Une finition en progrès

Bien calé dans un siège baquet que mon dos meurtri reconnaît comme l'un des mieux dessinés dans une voiture de sport, je fais face à un compte-tours à fond rouge qui m'annonce que des 10 000 tours affichés, 8000 sont autorisés avant que le moteur commence à bredouiller. C'est toutefois le cadran de droite qui fait pousser des exclamations aux jeunes qui s'arrêtent pour faire l'inventaire de la bête.

Le compteur de vitesse est étalonné jusqu'à 340 km/h, dont 325 sont véritablement praticables. Mais où, direz-vous? À l'extrême droite de la planche de bord, une petite plaque commémorative rend compte du Championnat du monde des constructeurs gagné par Ferrari en 2008, accompagné du numéro de série de la voiture.

La finition, autrefois très négligée des Ferrari, est plus appliquée et la marque de Maranello construit désormais suffisamment de voitures pour ne plus avoir à emprunter des boutons, leviers, ventilateurs ou autres bricoles à de plébéiennes Fiat.

Même si le nom Ferrari commande une surprime destinée à payer les coûts de la Formule 1, on a un peu plus l'impression d'en avoir pour son argent qu'autrefois. Seule anicroche, ce petit porte-verre qui s'extirpe du tableau de bord, fin prêt à salir votre belle moquette ou les cuirs immaculés de l'habillage intérieur.

Un coup d'oeil à l'arrière révèle une banquette étriquée sur laquelle ne se tiendront que des enfants inoculés par le culte Ferrari tellement l'exercice doit être douloureux.

Une aubaine

Mais, une Ferrari n'est pas à proprement parler une voiture de promenade pour la famille. Du moins, pas la California.

C'est une dévoreuse de kilomètres, malheureusement brimée par des limites de vitesse qu'elle serait en mesure de tripler sans la moindre difficulté.

La compensation vient alors du plaisir d'écouter son moteur déchirer l'air de ses vibratos stridents tout en s'abreuvant de soleil et d'air frais. Son toit rigide justement disparaît en une vingtaine de secondes et, une fois fermé, fait preuve d'une grande étanchéité.

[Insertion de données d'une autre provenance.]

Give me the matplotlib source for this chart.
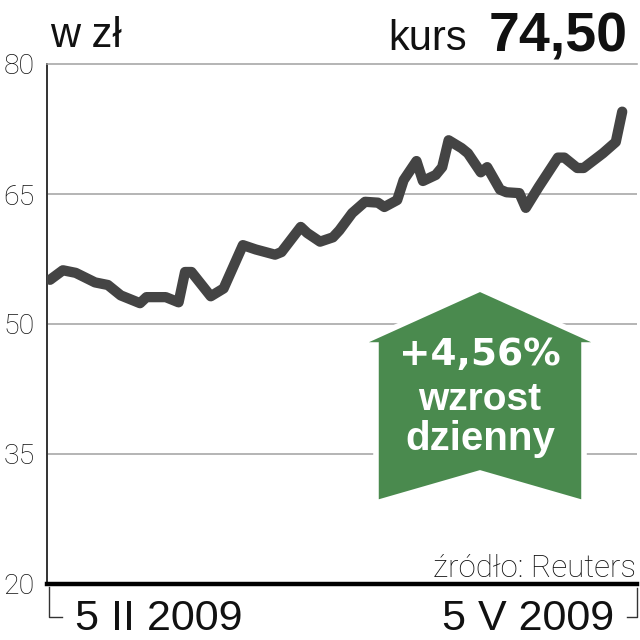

Est-il besoin de revenir sur les performances spectaculaires de toutes les créations de Ferrari? La California fait honneur à son célèbre blason. Les accélérations initiales sont si foudroyantes que l'on arrive difficilement à passer les rapports assez vite pour ne pas toucher le limiteur de régime. Heureusement, on a prévu une série de diodes qui s'allument en succession sur le dessus du volant.

Comme si tout cela n'était pas suffisant, la voiture est livrée avec ce que l'on appelle le launch control, une technologie éprouvée en Formule 1. C'est alors l'électronique qui sert à optimiser les performances de la voiture afin d'obtenir, par exemple, un chiffre d'accélération de 3,9 secondes entre 0 et 100 km/h. Hallucinant!

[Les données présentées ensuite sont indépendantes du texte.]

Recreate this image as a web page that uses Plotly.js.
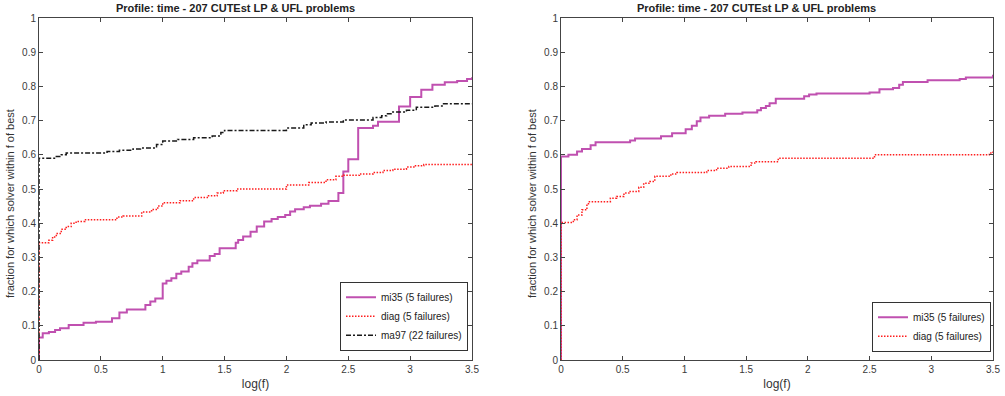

J'ai conduit des Ferrari encore plus rapides, plus arrimées au bitume et plus typées, mais aucune n'offrait le confort, l'assurance et la solidité de cette California. Elle ouvre un nouveau chapitre dans l'histoire de la célèbre marque au cheval cabré, un chapitre ouvert à une clientèle différente, comme l'acheteuse citée au début. Mais il faut pouvoir assumer son prix de 262 000$ qui fait de la California la Ferrari la moins chère sur le marché.